Mid-year is the perfect moment to give your payroll a tune-up. You’ve accumulated enough data to spot trends, but you still have time to fix issues before year-end taxes, bonuses, and open enrollment pile on. Think of this as preventative maintenance for your business: a few focused checks now can protect cash flow, employee trust, and compliance later.
Start with the People: Clean Employee Records
Begin where most payroll problems begin employee data. Confirm that names, addresses, and Social Security numbers are accurate, and that pay rates and job titles match current offers and promotions. While you’re there, revisit classifications: are your exempt vs. non-exempt decisions still correct? Are any “contractors” functioning like employees, particularly in hybrid or long-term roles?

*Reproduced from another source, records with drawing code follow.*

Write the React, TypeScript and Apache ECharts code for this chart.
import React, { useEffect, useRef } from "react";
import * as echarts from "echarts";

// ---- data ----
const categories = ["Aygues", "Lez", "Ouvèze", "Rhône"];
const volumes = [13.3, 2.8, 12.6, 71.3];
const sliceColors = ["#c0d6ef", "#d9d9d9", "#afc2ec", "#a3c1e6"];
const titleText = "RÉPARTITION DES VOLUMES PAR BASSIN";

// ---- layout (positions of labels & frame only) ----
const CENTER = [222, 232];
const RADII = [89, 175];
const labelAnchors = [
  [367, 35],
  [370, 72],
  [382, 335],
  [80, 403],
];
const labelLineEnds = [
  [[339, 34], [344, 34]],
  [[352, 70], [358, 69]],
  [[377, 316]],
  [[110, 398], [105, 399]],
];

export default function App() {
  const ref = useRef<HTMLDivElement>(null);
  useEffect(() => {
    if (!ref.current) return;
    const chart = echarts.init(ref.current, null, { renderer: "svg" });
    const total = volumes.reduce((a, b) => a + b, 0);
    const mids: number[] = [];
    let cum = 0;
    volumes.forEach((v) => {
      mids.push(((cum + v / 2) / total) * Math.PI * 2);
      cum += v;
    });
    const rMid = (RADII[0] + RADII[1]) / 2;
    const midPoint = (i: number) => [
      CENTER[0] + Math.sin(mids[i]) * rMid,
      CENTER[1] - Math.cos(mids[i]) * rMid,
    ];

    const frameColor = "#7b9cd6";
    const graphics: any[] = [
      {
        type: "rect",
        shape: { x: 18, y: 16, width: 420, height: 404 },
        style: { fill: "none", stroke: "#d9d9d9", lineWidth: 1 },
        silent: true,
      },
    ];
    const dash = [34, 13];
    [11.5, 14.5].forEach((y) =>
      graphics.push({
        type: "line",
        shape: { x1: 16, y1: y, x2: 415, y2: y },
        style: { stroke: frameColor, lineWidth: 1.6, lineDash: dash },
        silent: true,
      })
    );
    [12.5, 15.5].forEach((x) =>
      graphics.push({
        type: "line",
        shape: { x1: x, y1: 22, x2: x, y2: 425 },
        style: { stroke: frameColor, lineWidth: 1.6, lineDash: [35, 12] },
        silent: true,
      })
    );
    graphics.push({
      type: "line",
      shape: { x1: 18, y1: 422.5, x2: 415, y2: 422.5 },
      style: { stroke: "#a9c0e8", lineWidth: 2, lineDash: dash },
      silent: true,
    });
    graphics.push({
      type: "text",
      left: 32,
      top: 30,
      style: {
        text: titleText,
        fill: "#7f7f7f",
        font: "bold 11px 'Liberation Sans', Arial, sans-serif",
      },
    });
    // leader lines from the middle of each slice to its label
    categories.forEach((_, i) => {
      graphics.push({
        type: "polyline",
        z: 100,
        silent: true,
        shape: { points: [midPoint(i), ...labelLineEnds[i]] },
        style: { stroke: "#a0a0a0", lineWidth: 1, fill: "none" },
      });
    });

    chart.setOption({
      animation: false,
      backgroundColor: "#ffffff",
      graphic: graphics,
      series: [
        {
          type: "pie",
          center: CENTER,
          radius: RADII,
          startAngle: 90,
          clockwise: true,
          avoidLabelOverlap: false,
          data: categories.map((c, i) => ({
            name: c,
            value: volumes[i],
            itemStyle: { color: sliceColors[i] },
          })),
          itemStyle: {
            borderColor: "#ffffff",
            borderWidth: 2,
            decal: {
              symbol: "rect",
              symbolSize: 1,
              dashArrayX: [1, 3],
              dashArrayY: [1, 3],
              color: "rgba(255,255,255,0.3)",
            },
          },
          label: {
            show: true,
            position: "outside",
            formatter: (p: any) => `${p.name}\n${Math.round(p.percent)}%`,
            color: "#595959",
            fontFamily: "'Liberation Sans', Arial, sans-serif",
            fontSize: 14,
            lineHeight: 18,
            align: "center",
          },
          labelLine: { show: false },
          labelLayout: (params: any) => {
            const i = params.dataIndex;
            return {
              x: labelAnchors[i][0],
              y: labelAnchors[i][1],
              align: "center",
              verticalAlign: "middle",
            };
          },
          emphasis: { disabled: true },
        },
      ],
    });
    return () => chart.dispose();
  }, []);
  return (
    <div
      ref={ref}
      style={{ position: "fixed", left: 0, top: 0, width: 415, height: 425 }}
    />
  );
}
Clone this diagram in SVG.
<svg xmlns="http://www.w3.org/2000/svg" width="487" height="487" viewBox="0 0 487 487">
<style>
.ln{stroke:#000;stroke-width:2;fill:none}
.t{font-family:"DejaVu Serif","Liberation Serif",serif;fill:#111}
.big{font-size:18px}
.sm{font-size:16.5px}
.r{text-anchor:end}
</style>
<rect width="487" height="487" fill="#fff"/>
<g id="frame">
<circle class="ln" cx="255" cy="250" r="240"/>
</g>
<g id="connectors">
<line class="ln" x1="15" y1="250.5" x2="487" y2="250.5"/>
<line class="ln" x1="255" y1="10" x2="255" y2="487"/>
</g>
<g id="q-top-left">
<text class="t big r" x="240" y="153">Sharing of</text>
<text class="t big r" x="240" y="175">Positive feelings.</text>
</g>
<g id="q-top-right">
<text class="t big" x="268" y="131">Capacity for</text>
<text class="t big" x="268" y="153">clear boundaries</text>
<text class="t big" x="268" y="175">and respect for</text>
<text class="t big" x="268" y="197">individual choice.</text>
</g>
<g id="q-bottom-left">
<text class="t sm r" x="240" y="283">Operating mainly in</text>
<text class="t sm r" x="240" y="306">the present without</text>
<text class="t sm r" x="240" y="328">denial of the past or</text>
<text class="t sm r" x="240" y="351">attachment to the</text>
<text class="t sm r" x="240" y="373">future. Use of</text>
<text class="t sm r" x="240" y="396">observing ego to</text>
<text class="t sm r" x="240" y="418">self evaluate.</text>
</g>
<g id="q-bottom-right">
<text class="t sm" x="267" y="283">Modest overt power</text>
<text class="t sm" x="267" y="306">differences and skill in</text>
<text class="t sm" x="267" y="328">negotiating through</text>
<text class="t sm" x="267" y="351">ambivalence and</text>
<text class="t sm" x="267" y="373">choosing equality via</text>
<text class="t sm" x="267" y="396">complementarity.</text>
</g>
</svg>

Pro tip: Compare HR files to what’s in your payroll system. Small onboarding discrepancies, like a missing apartment number or a title change that never got updated—often cascade into bigger errors.
Pressure-Test Wage & Hour Practices
Next, take a hard look at how hours translate into pay. Are overtime calculations correct every time? Do your meal and rest break policies show up properly on paychecks? Are you comfortably above state and local minimums (which may have changed mid-year)?
Watch for red flags: identical gross pay amounts week after week for hourly employees, round-number time entries that ignore real-world variance, or timecards regularly approved late. Those patterns often signal misconfigurations or worse, noncompliance.
Make Benefits Deductions Boring (That’s a Good Thing)
Benefits should be predictable and precise. Confirm that 401(k) deferrals, HSA/FSA contributions, and health insurance premiums are calculating as expected, and that pre-tax vs. post-tax coding is correct. If you offer employer matches, verify they’re funding on time and to the right accounts.
Pro tip: Pull a report from your benefits providers and cross-check it against payroll deduction history. A quick reconciliation now prevents messy correction files later.
Match Withholdings to Reality
Taxes are where good intentions meet math. Spot-check federal, state, and local withholdings for a sample of employees with different jurisdictions and pay frequencies. Ensure employer taxes—FUTA, SUTA, local payroll taxes are being calculated and deposited on schedule. Then reconcile what employees see on their paystubs with what you’ve reported on your quarterly filings (like Form 941). If those don’t align, fix the root cause now rather than at year-end.
Sanity-Check PTO and Leave Balances
Time off is both a compliance requirement and a culture signal. Confirm that accruals match your policy and any applicable laws, and that balances make sense for tenure and usage. Negative balances or unusually large unused banks can indicate a configuration problem or a manager approval bottleneck. For protected leaves (sick leave, FMLA or state equivalents), make sure documentation is in order and payroll codes are applied consistently.
Pro tip: Run a mid-year PTO report and share insights with managers. It’s a simple way to reduce end-of-year scheduling crunches.
Look Under the Hood of Your Payroll System
Your platform may be “set and forget,” but business isn’t. Check that pay schedules are current, new earning codes are configured correctly, and any automation rules still match policy. If you issued mid-year raises or reclassifications, confirm the effective dates and rates actually changed in the system (and retro pay was handled correctly when needed). Review recent software updates or vendor bulletins there may be new features or regulatory changes you should enable.
Close the Loop: Document, Fix, Prevent
Wrap your audit by writing down what you reviewed, where you found issues, and the corrections you made. Capture root causes like unclear handoffs between HR and payroll or a missing approval step and adjust your process so the same mistakes don’t reappear. Put a follow-up check on the calendar before year-end to make sure improvements stuck and to catch anything new.
The Bottom Line
A mid-year payroll audit isn’t busywork it’s risk management. Done well, it protects your employees, your compliance posture, and your year-end sanity. And if you partner with a payroll provider, this is the ideal time to schedule a check-in and ensure your configuration, deductions, and filings are all dialed in.